What you have to do => Return each line of the listing below, unchanged, and omit the images.

※

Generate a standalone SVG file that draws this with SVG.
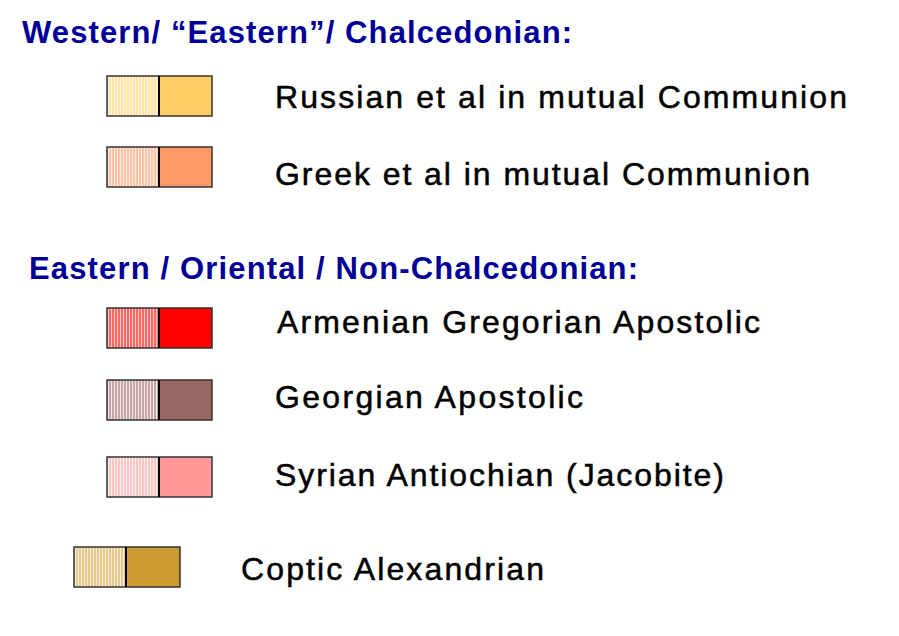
<svg xmlns="http://www.w3.org/2000/svg" width="899" height="636" viewBox="0 0 899 636">
<style>
.h{font-family:"Liberation Sans",Arial,sans-serif;font-weight:bold;font-size:31px;fill:#000099}
.t{font-family:"Liberation Sans",Arial,sans-serif;font-size:32px;fill:#000;stroke:#000;stroke-width:0.5}
.b{stroke:#333;stroke-width:1.5;fill:none}
.d{stroke:#000;stroke-width:2}
</style>
<defs>
<pattern id="p1" width="3" height="10" patternUnits="userSpaceOnUse"><rect width="3" height="10" fill="#FFE3A8"/><rect width="1" height="10" fill="#FFF6E0"/></pattern>
<pattern id="p2" width="3" height="10" patternUnits="userSpaceOnUse"><rect width="3" height="10" fill="#FFC4A6"/><rect width="1" height="10" fill="#FFEDE2"/></pattern>
<pattern id="p3" width="3" height="10" patternUnits="userSpaceOnUse"><rect width="3" height="10" fill="#FF6666"/><rect width="1" height="10" fill="#FFCCCC"/></pattern>
<pattern id="p4" width="3" height="10" patternUnits="userSpaceOnUse"><rect width="3" height="10" fill="#C9A6A6"/><rect width="1" height="10" fill="#F2E8E8"/></pattern>
<pattern id="p5" width="3" height="10" patternUnits="userSpaceOnUse"><rect width="3" height="10" fill="#FFC4C4"/><rect width="1" height="10" fill="#FFF0F0"/></pattern>
<pattern id="p6" width="3" height="10" patternUnits="userSpaceOnUse"><rect width="3" height="10" fill="#E6C88C"/><rect width="1" height="10" fill="#F8EED8"/></pattern>
</defs>
<text class="h" x="22" y="43" textLength="550">Western/ “Eastern”/ Chalcedonian:</text>
<text class="h" x="29" y="279" textLength="609">Eastern / Oriental / Non-Chalcedonian:</text>
<g id="russian">
<rect x="107" y="76" width="52" height="40" fill="url(#p1)"/><rect x="159" y="76" width="53" height="40" fill="#FFCC66"/>
<rect class="b" x="107" y="76" width="105" height="40"/><line class="d" x1="159" y1="76" x2="159" y2="116"/>
<text class="t" x="275" y="108" textLength="572">Russian et al in mutual Communion</text>
</g>
<g id="greek">
<rect x="107" y="147" width="52" height="40" fill="url(#p2)"/><rect x="159" y="147" width="53" height="40" fill="#FF9966"/>
<rect class="b" x="107" y="147" width="105" height="40"/><line class="d" x1="159" y1="147" x2="159" y2="187"/>
<text class="t" x="275" y="185" textLength="535">Greek et al in mutual Communion</text>
</g>
<g id="armenian">
<rect x="107" y="308" width="52" height="40" fill="url(#p3)"/><rect x="159" y="308" width="53" height="40" fill="#FF0000"/>
<rect class="b" x="107" y="308" width="105" height="40"/><line class="d" x1="159" y1="308" x2="159" y2="348"/>
<text class="t" x="277" y="333" textLength="483">Armenian Gregorian Apostolic</text>
</g>
<g id="georgian">
<rect x="107" y="380" width="52" height="40" fill="url(#p4)"/><rect x="159" y="380" width="53" height="40" fill="#996666"/>
<rect class="b" x="107" y="380" width="105" height="40"/><line class="d" x1="159" y1="380" x2="159" y2="420"/>
<text class="t" x="275" y="408" textLength="308">Georgian Apostolic</text>
</g>
<g id="syrian">
<rect x="107" y="457" width="52" height="40" fill="url(#p5)"/><rect x="159" y="457" width="53" height="40" fill="#FF9999"/>
<rect class="b" x="107" y="457" width="105" height="40"/><line class="d" x1="159" y1="457" x2="159" y2="497"/>
<text class="t" x="275" y="486" textLength="449">Syrian Antiochian (Jacobite)</text>
</g>
<g id="coptic">
<rect x="74" y="547" width="52" height="40" fill="url(#p6)"/><rect x="126" y="547" width="54" height="40" fill="#CC9933"/>
<rect class="b" x="74" y="547" width="106" height="40"/><line class="d" x1="126" y1="547" x2="126" y2="587"/>
<text class="t" x="241" y="580" textLength="303">Coptic Alexandrian</text>
</g>
</svg>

※

Task solution =>
Generate a standalone SVG file that draws this with SVG.
<svg xmlns="http://www.w3.org/2000/svg" width="899" height="636" viewBox="0 0 899 636">
<style>
.h{font-family:"Liberation Sans",Arial,sans-serif;font-weight:bold;font-size:31px;fill:#000099}
.t{font-family:"Liberation Sans",Arial,sans-serif;font-size:32px;fill:#000;stroke:#000;stroke-width:0.5}
.b{stroke:#333;stroke-width:1.5;fill:none}
.d{stroke:#000;stroke-width:2}
</style>
<defs>
<pattern id="p1" width="3" height="10" patternUnits="userSpaceOnUse"><rect width="3" height="10" fill="#FFE3A8"/><rect width="1" height="10" fill="#FFF6E0"/></pattern>
<pattern id="p2" width="3" height="10" patternUnits="userSpaceOnUse"><rect width="3" height="10" fill="#FFC4A6"/><rect width="1" height="10" fill="#FFEDE2"/></pattern>
<pattern id="p3" width="3" height="10" patternUnits="userSpaceOnUse"><rect width="3" height="10" fill="#FF6666"/><rect width="1" height="10" fill="#FFCCCC"/></pattern>
<pattern id="p4" width="3" height="10" patternUnits="userSpaceOnUse"><rect width="3" height="10" fill="#C9A6A6"/><rect width="1" height="10" fill="#F2E8E8"/></pattern>
<pattern id="p5" width="3" height="10" patternUnits="userSpaceOnUse"><rect width="3" height="10" fill="#FFC4C4"/><rect width="1" height="10" fill="#FFF0F0"/></pattern>
<pattern id="p6" width="3" height="10" patternUnits="userSpaceOnUse"><rect width="3" height="10" fill="#E6C88C"/><rect width="1" height="10" fill="#F8EED8"/></pattern>
</defs>
<text class="h" x="22" y="43" textLength="550">Western/ “Eastern”/ Chalcedonian:</text>
<text class="h" x="29" y="279" textLength="609">Eastern / Oriental / Non-Chalcedonian:</text>
<g id="russian">
<rect x="107" y="76" width="52" height="40" fill="url(#p1)"/><rect x="159" y="76" width="53" height="40" fill="#FFCC66"/>
<rect class="b" x="107" y="76" width="105" height="40"/><line class="d" x1="159" y1="76" x2="159" y2="116"/>
<text class="t" x="275" y="108" textLength="572">Russian et al in mutual Communion</text>
</g>
<g id="greek">
<rect x="107" y="147" width="52" height="40" fill="url(#p2)"/><rect x="159" y="147" width="53" height="40" fill="#FF9966"/>
<rect class="b" x="107" y="147" width="105" height="40"/><line class="d" x1="159" y1="147" x2="159" y2="187"/>
<text class="t" x="275" y="185" textLength="535">Greek et al in mutual Communion</text>
</g>
<g id="armenian">
<rect x="107" y="308" width="52" height="40" fill="url(#p3)"/><rect x="159" y="308" width="53" height="40" fill="#FF0000"/>
<rect class="b" x="107" y="308" width="105" height="40"/><line class="d" x1="159" y1="308" x2="159" y2="348"/>
<text class="t" x="277" y="333" textLength="483">Armenian Gregorian Apostolic</text>
</g>
<g id="georgian">
<rect x="107" y="380" width="52" height="40" fill="url(#p4)"/><rect x="159" y="380" width="53" height="40" fill="#996666"/>
<rect class="b" x="107" y="380" width="105" height="40"/><line class="d" x1="159" y1="380" x2="159" y2="420"/>
<text class="t" x="275" y="408" textLength="308">Georgian Apostolic</text>
</g>
<g id="syrian">
<rect x="107" y="457" width="52" height="40" fill="url(#p5)"/><rect x="159" y="457" width="53" height="40" fill="#FF9999"/>
<rect class="b" x="107" y="457" width="105" height="40"/><line class="d" x1="159" y1="457" x2="159" y2="497"/>
<text class="t" x="275" y="486" textLength="449">Syrian Antiochian (Jacobite)</text>
</g>
<g id="coptic">
<rect x="74" y="547" width="52" height="40" fill="url(#p6)"/><rect x="126" y="547" width="54" height="40" fill="#CC9933"/>
<rect class="b" x="74" y="547" width="106" height="40"/><line class="d" x1="126" y1="547" x2="126" y2="587"/>
<text class="t" x="241" y="580" textLength="303">Coptic Alexandrian</text>
</g>
</svg>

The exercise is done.